“Sarah” and “Jacob” did get married and lived on his family’s farm in a small building for the first few years of their marriage. Their first child was born less than a year later. Her name was Katie. She was only two years younger than her Aunt “Mary.” My grandparents moved to a farm on “Durkee Hill,” within three years after they were married. Sarah’s father moved in with them.
Katie was my mother. She remembers when her grandfather used to wake up early in the morning and hack and cough and keep everyone awake. He had both emphysema and asthma, yet he smoked. When my mother was about five years old, he went and lived with my grandmother’s younger sister “Susie.” I always find it ironic that my grandmother left the family, mostly to get away from her father, but then he moved in with her.
Grandmother’s younger siblings were raised in different homes. One of the details I didn’t write about, is that my grandmother was not the oldest in the family… she had an older brother who was mentally handicapped. He ended up living with my grandparents until he died, many years later. “Pepper John” was his nickname, because he was known to have a temper. (This is very Amish, to give nicknames like this.) I remember him well when we used to visit my grandparents… he used to chew tobacco, which I found really disgusting. He used to have favorites among the cousins, and he would give those children candy. I stayed away from him, because I hated seeing him spit the brown juice on the ground or in the “spit box” next to the rocking chair in the living room.
I don’t know who raised grandmother’s younger siblings. Apparently not all the children remembered their original home. Several years after the family broke up, grandmother and all her siblings attended a wedding. One of their aunts took it upon herself to bring all the siblings together into one room and tell them that they were brothers and sisters. Reportedly, one of the younger boys was so upset that he said it wasn’t true and ran from the room, crying.
My grandparents had twelve children altogether. Their youngest, Christie, was handicapped and had epilepsy. He died of a brain tumor when he was 25 years old. The others all married and had many children. Soon after Christie died, Grandmother found a lump under her arm, and it was discovered to be Hodgkin’s Disease. Radiation treatments were new and she went to Buffalo to get the treatments every few weeks, but they didn’t cure her cancer. She died only five years after Christie, and not that many years after “Pepper John.”
When my grandmother was on her deathbed, she wondered whether she did the right thing in leaving her family. The helpless look on her younger sister’s face the night my grandmother left, still haunted her fifty years later. Of course it was useless wondering if she had done the right thing… it isn’t as though she could go back and relive her life a different way. However, it reveals just how agonizing her decision had been.

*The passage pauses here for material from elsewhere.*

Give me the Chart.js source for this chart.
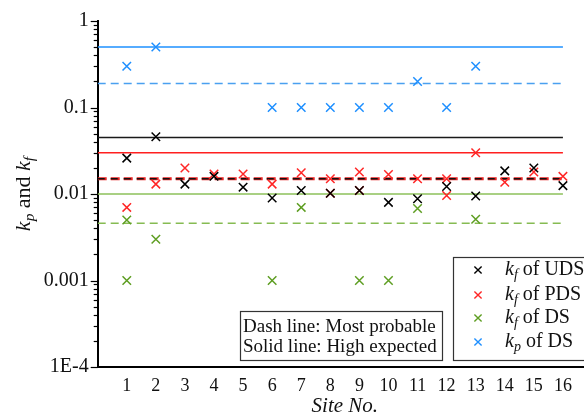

Grandmother died at 72 years old. She had 96 grandchildren at the time of her death. To think that if she hadn’t left her family to marry my grandfather, none of us would have been born, is a really strange thought. And who knows whether her siblings were better off in the respective homes in which they were raised. My grandmother’s story reveals the nature of how the choices we make determines the course of our lives. And how we often don’t get a second chance… for my grandmother, there was no turning back… at least not once she was married.
As far as I know, my grandparents were happily married. My grandfather, ever the trickster, loved to tease my grandmother. She would get all red in the face, as though she were embarrassed, yet a smile would play at the corners of her mouth.

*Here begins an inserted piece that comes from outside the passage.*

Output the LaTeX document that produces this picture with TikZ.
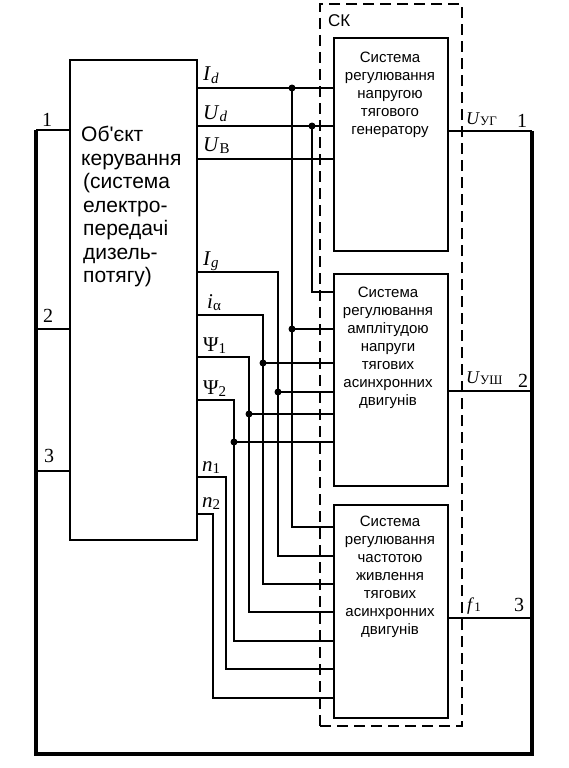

My grandfather loved to race horses. He would goad other Amish people to race with him on a straightaway, and he would almost invariably win. My grandmother would get so scared on those fast buggy rides, but grandfather seemed to have good command of his horses.

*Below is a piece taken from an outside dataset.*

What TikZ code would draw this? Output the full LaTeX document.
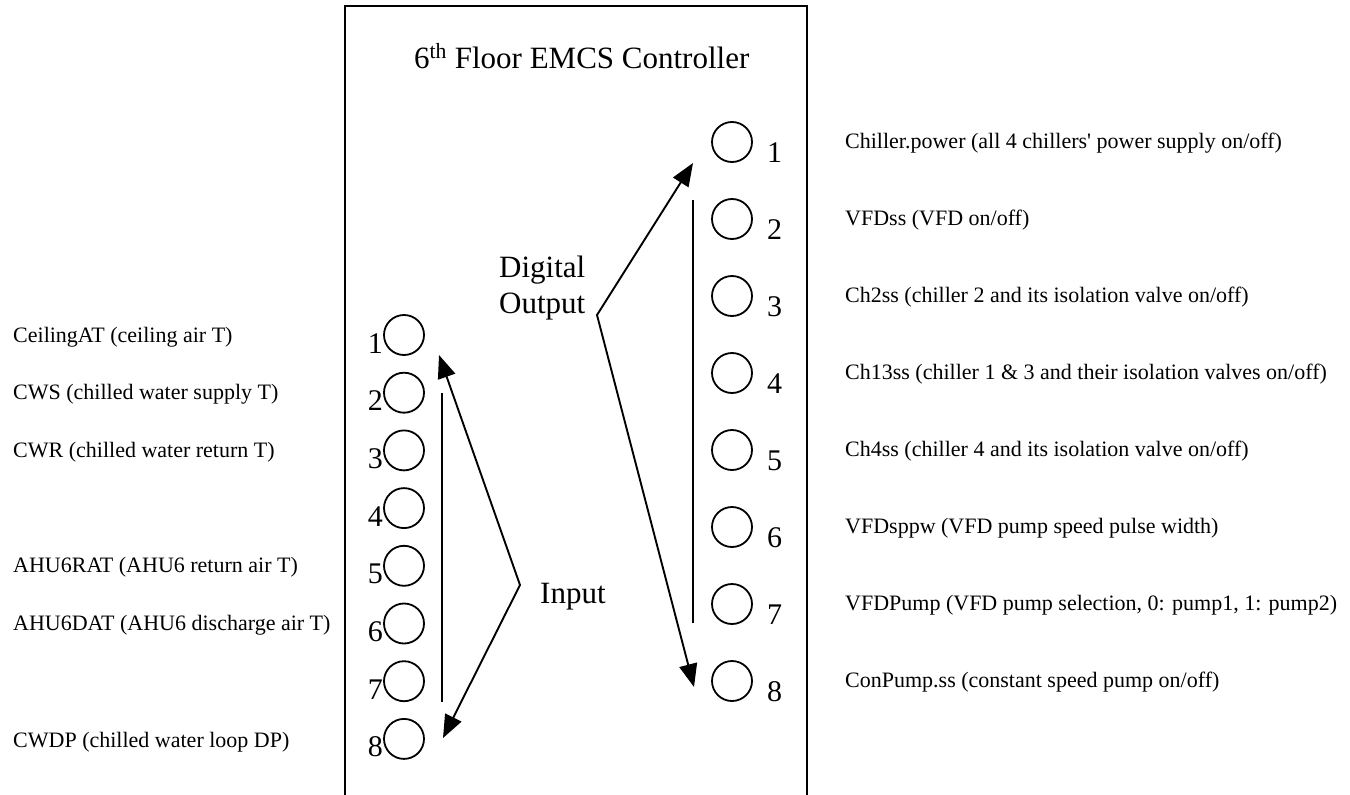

My mother told the story of how, when she was still quite young, her father was eating pancakes with maple syrup for breakfast one morning, and he started teasing my grandmother about how she had once written to him during sugaring season, “Don’t eat too much maple syrup, you are sweet enough as you are.” My grandmother chided him for bringing this up in front of the children, but after he had gone outside to work for the day, my mother saw grandmother smiling as she cleaned up the breakfast dishes.